#### Task instructions
Only the lines from the start of the data below through the line that contains "ax.plot(line_x, line_y, color='#222222', lw=1.3, zorder=2)" are to be copied, exactly and without pictures.

Figure scripts
________________

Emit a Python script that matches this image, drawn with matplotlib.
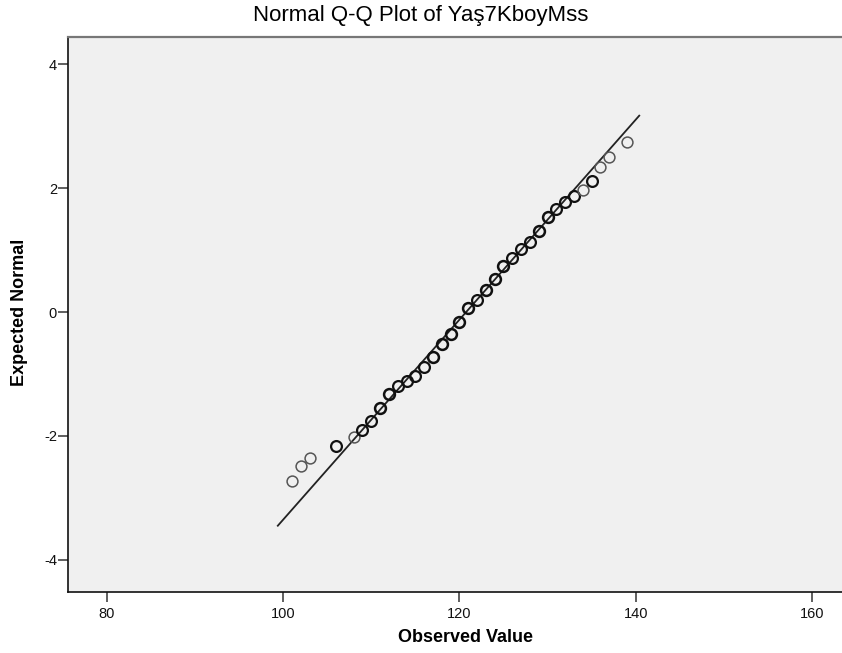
import matplotlib
matplotlib.use("Agg")
import matplotlib.pyplot as plt

plt.rcParams['font.family'] = ['Liberation Sans', 'DejaVu Sans']

# Observed values and expected normal quantiles
observed = [101, 102, 103, 106, 108, 109, 110, 111, 112, 113, 114, 115, 116, 117,
            118, 119, 120, 121, 122, 123, 124, 125, 126, 127, 128, 129, 130, 131,
            132, 133, 134, 135, 136, 137, 139]
expected = [-2.73, -2.49, -2.35, -2.16, -2.02, -1.91, -1.76, -1.55, -1.32, -1.19,
            -1.11, -1.03, -0.89, -0.73, -0.52, -0.35, -0.16, 0.06, 0.19, 0.35,
            0.54, 0.74, 0.87, 1.01, 1.13, 1.31, 1.53, 1.67, 1.78, 1.87, 1.97,
            2.12, 2.34, 2.50, 2.74]
# number of cases at each observed value (estimated, from circle darkness)
n_cases = [1, 1, 1, 2, 1, 2, 2, 3, 3, 2, 2, 2, 2, 3, 3, 3, 3, 3, 2, 3,
           3, 3, 2, 2, 2, 3, 3, 2, 2, 2, 1, 2, 1, 1, 1]

# Reference line end points
line_x = [99.4, 140.4]
line_y = [-3.45, 3.17]

x_ticks = [80, 100, 120, 140, 160]
y_ticks = [-4, -2, 0, 2, 4]

fig = plt.figure(figsize=(8.42, 6.53), dpi=100)
ax = fig.add_axes([68/842, 1 - 592/653, 1 - 68/842, (592 - 37)/653])
ax.set_facecolor('#f0f0f0')

ax.plot(line_x, line_y, color='#222222', lw=1.3, zorder=2)

for x, y, n in zip(observed, expected, n_cases):
    if n == 1:
        ax.plot([x], [y], 'o', ms=7.8, mfc='none', mec='#555555', mew=1.1, zorder=3)
    else:
        ax.plot([x], [y], 'o', ms=7.8, mfc='none', mec='#111111', mew=1.6 + 0.2*(n-2), zorder=3)

ax.set_xlim(75.6, 163.4)
ax.set_ylim(-4.52, 4.44)
ax.set_xticks(x_ticks)
ax.set_yticks(y_ticks)
ax.set_xticklabels([str(v) for v in x_ticks])
ax.set_yticklabels([str(v) for v in y_ticks])
ax.tick_params(axis='both', direction='out', length=7, width=1.2, color='#444444',
               labelsize=10.5, labelcolor='#111111')
ax.tick_params(axis='x', pad=4)
ax.tick_params(axis='y', pad=1)

for side in ['left', 'bottom']:
    ax.spines[side].set_color('#111111')
    ax.spines[side].set_linewidth(1.2)
ax.spines['top'].set_color('#777777')
ax.spines['top'].set_linewidth(1.6)
ax.spines['right'].set_visible(False)

ax.set_xlabel('Observed Value', fontsize=13, fontweight='bold')
ax.set_ylabel('Expected Normal', fontsize=13, fontweight='bold')
ax.xaxis.set_label_coords((466 - 68) / 774, -(637 - 592) / 555)
ax.yaxis.set_label_coords(-(68 - 20) / 774, (592 - 312) / 555)
ax.xaxis.label.set_va('center')
ax.yaxis.label.set_va('center')
fig.text(421/842, 1 - 15/653, 'Normal Q-Q Plot of Yaş7KboyMss', ha='center',
         va='center', fontsize=16)

fig.savefig('out.png', dpi=100, facecolor='white')
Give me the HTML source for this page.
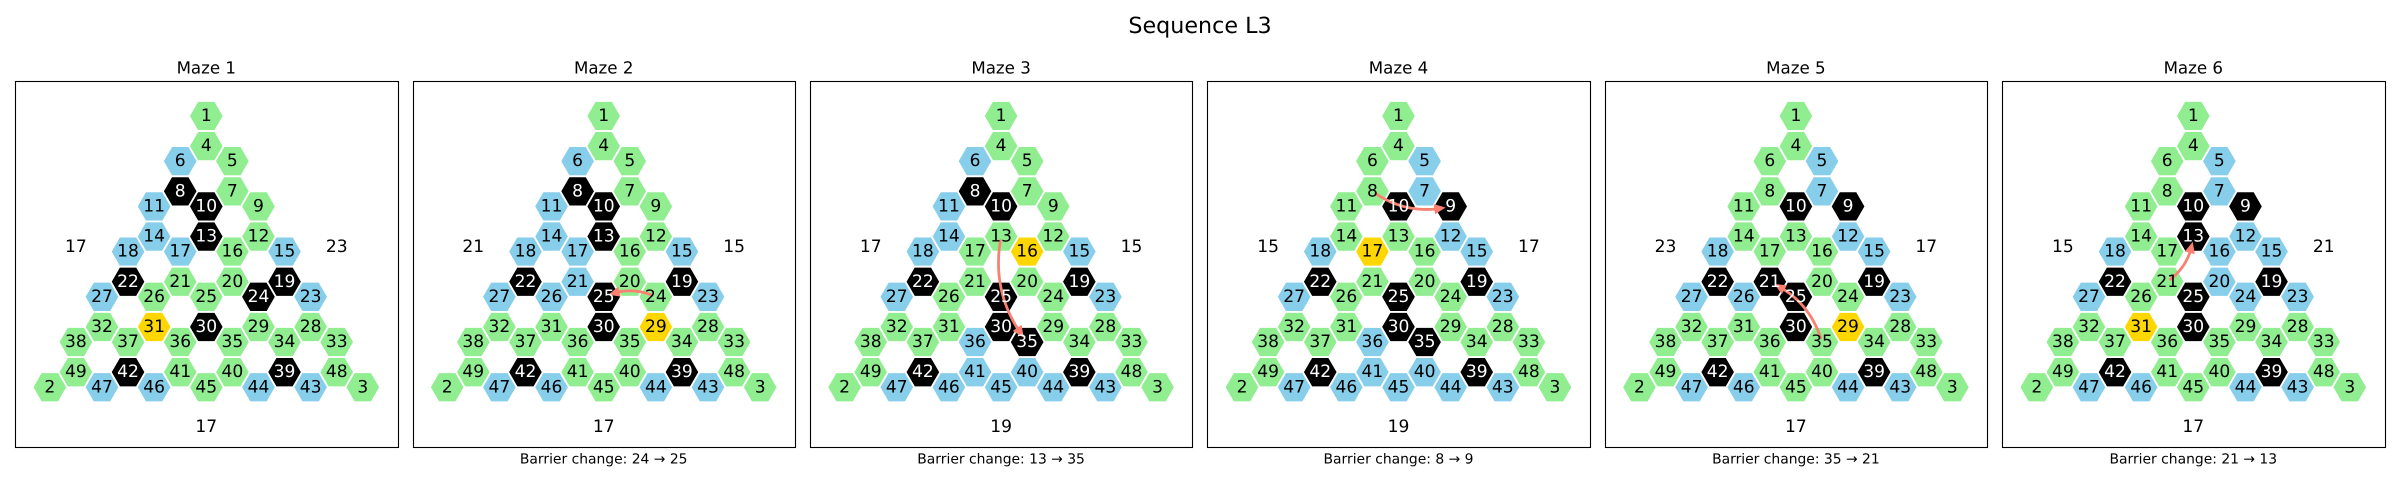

________________

#### Response to the task
Emit a Python script that matches this image, drawn with matplotlib.
import matplotlib
matplotlib.use("Agg")
import matplotlib.pyplot as plt

plt.rcParams['font.family'] = ['Liberation Sans', 'DejaVu Sans']

# Observed values and expected normal quantiles
observed = [101, 102, 103, 106, 108, 109, 110, 111, 112, 113, 114, 115, 116, 117,
            118, 119, 120, 121, 122, 123, 124, 125, 126, 127, 128, 129, 130, 131,
            132, 133, 134, 135, 136, 137, 139]
expected = [-2.73, -2.49, -2.35, -2.16, -2.02, -1.91, -1.76, -1.55, -1.32, -1.19,
            -1.11, -1.03, -0.89, -0.73, -0.52, -0.35, -0.16, 0.06, 0.19, 0.35,
            0.54, 0.74, 0.87, 1.01, 1.13, 1.31, 1.53, 1.67, 1.78, 1.87, 1.97,
            2.12, 2.34, 2.50, 2.74]
# number of cases at each observed value (estimated, from circle darkness)
n_cases = [1, 1, 1, 2, 1, 2, 2, 3, 3, 2, 2, 2, 2, 3, 3, 3, 3, 3, 2, 3,
           3, 3, 2, 2, 2, 3, 3, 2, 2, 2, 1, 2, 1, 1, 1]

# Reference line end points
line_x = [99.4, 140.4]
line_y = [-3.45, 3.17]

x_ticks = [80, 100, 120, 140, 160]
y_ticks = [-4, -2, 0, 2, 4]

fig = plt.figure(figsize=(8.42, 6.53), dpi=100)
ax = fig.add_axes([68/842, 1 - 592/653, 1 - 68/842, (592 - 37)/653])
ax.set_facecolor('#f0f0f0')

ax.plot(line_x, line_y, color='#222222', lw=1.3, zorder=2)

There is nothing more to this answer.